Buzwagi is expected to produce gold at $335 an ounce, while the larger Cortez Hills and Pueblo Viejo mines, set to come on line in the next two years, should produce metals at $350-$400 an ounce and $275-$300 an ounce, respectively, well below the company’s 2009 guidance of a range of $450 to $475 an ounce.
The Pascua Lama project on the border of Argentina and Chile, which Barrick was able to launch in May after the two countries hammered out a taxation deal, will boast cash costs at a minuscule $20 to $50 an ounce after factoring in silver production as a cost offset.
Barrick expects the mine to come to production in 2012.
While the mining costs are lower, the challenge for Barrick is managing the multibillion price tags to build the projects, said John Ing, president of Toronto investment dealer Maison Placements, noting that Pascua Lama alone is expected to cost as much as $3 billion to build.
“Overall, in the last quarter, mining costs have not been the issue,” he said. “It’s the capital cost that is so large on these projects.”
The company earned $492 million, or 56 cents a share, in the second quarter, up from a profit of $485 million, or 55 cents a share, in the year-before period.
Adjusted earnings were 49 cents a share, topping the average analyst forecast of 38 Canadian cents a share, as polled by Reuters Estimates.
Just after midday, the Toronto-listed stock was up 92 Canadian cents, or 2.6 percent, at C$36.67.
“Higher than expected quarterly production ... and higher than anticipated realized gold prices accounted for most of the beat,” Jennings Research analyst Ron Coll said in a note.
The result follows weaker-than-expected results and lower sales estimates from world No. 2 producer Newmont Mining (NEM.N) last week.
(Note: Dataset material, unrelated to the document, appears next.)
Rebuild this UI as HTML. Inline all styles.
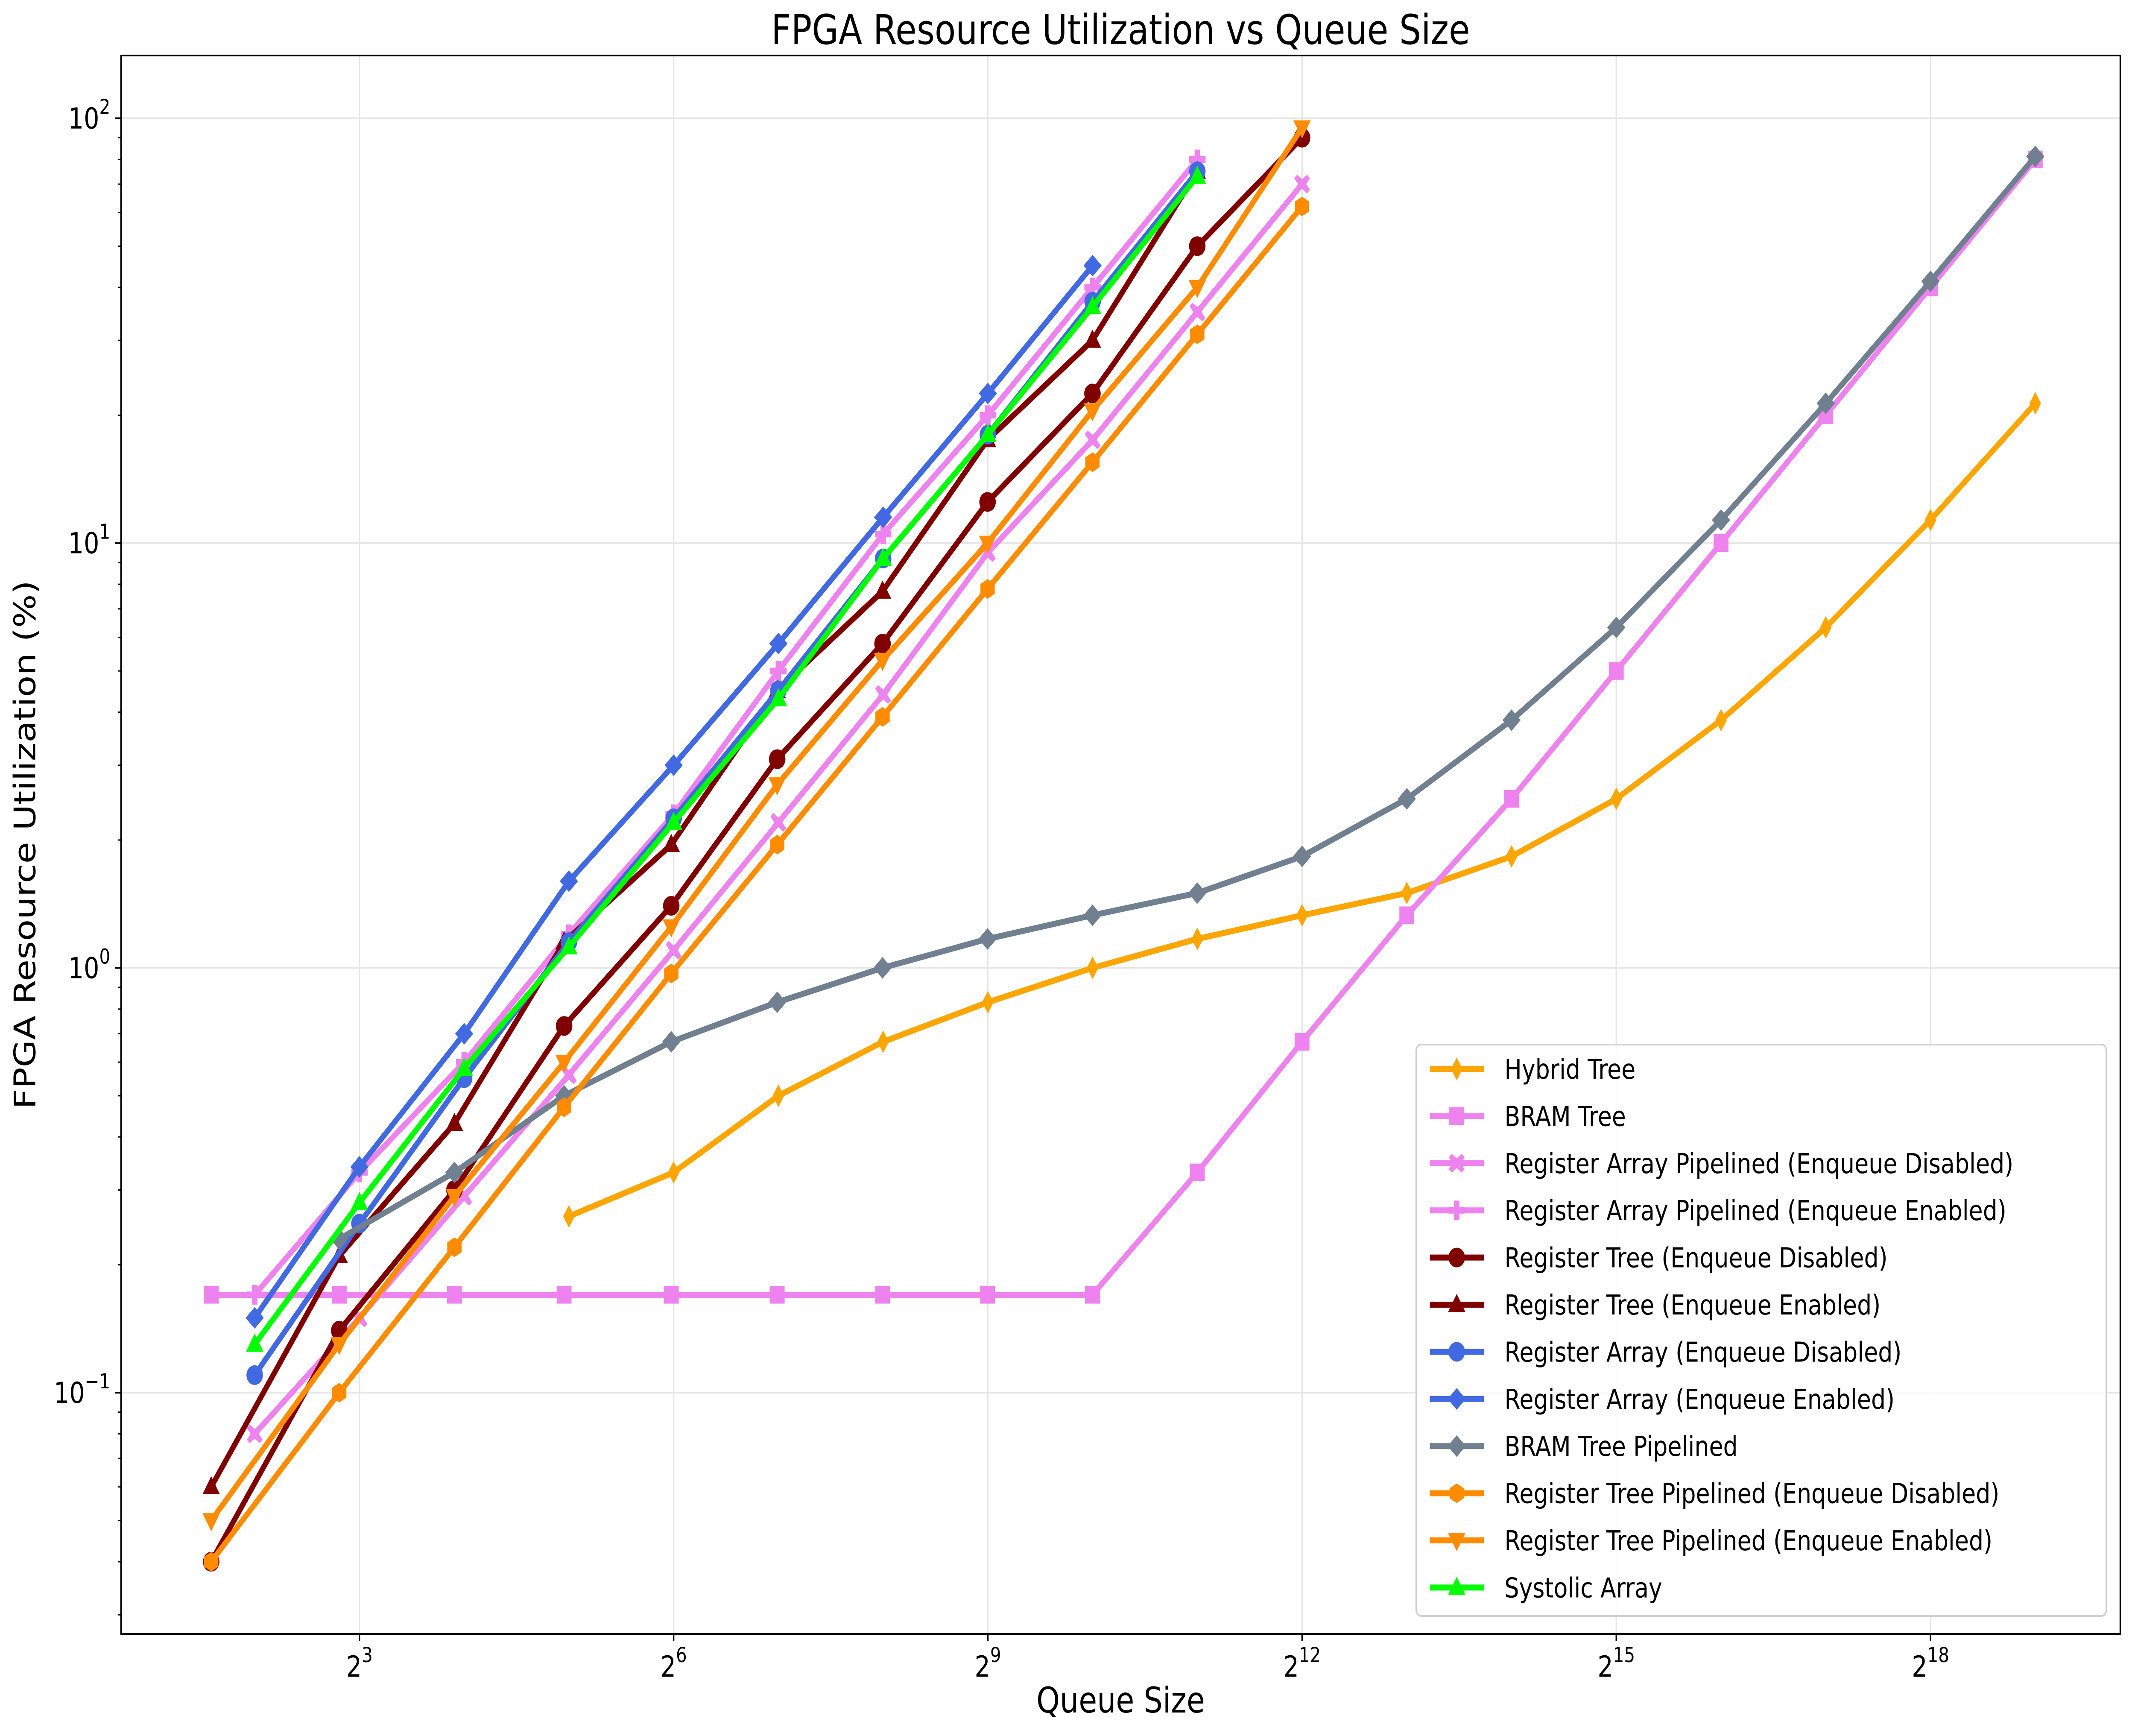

Goldcorp (G.TO) reported on Wednesday core earnings that were roughly in line with estimates, although it took a net loss due to a non-cash foreign exchange loss.
Barrick’s gold production rose just under 1 percent to 1.87 million ounces in the quarter. The company said it is on track to meet its 2009 forecast for gold production of 7.2 million to 7.6 million ounces, while 2010 output is seen in a range of 7.7 million to 8.1 million ounces.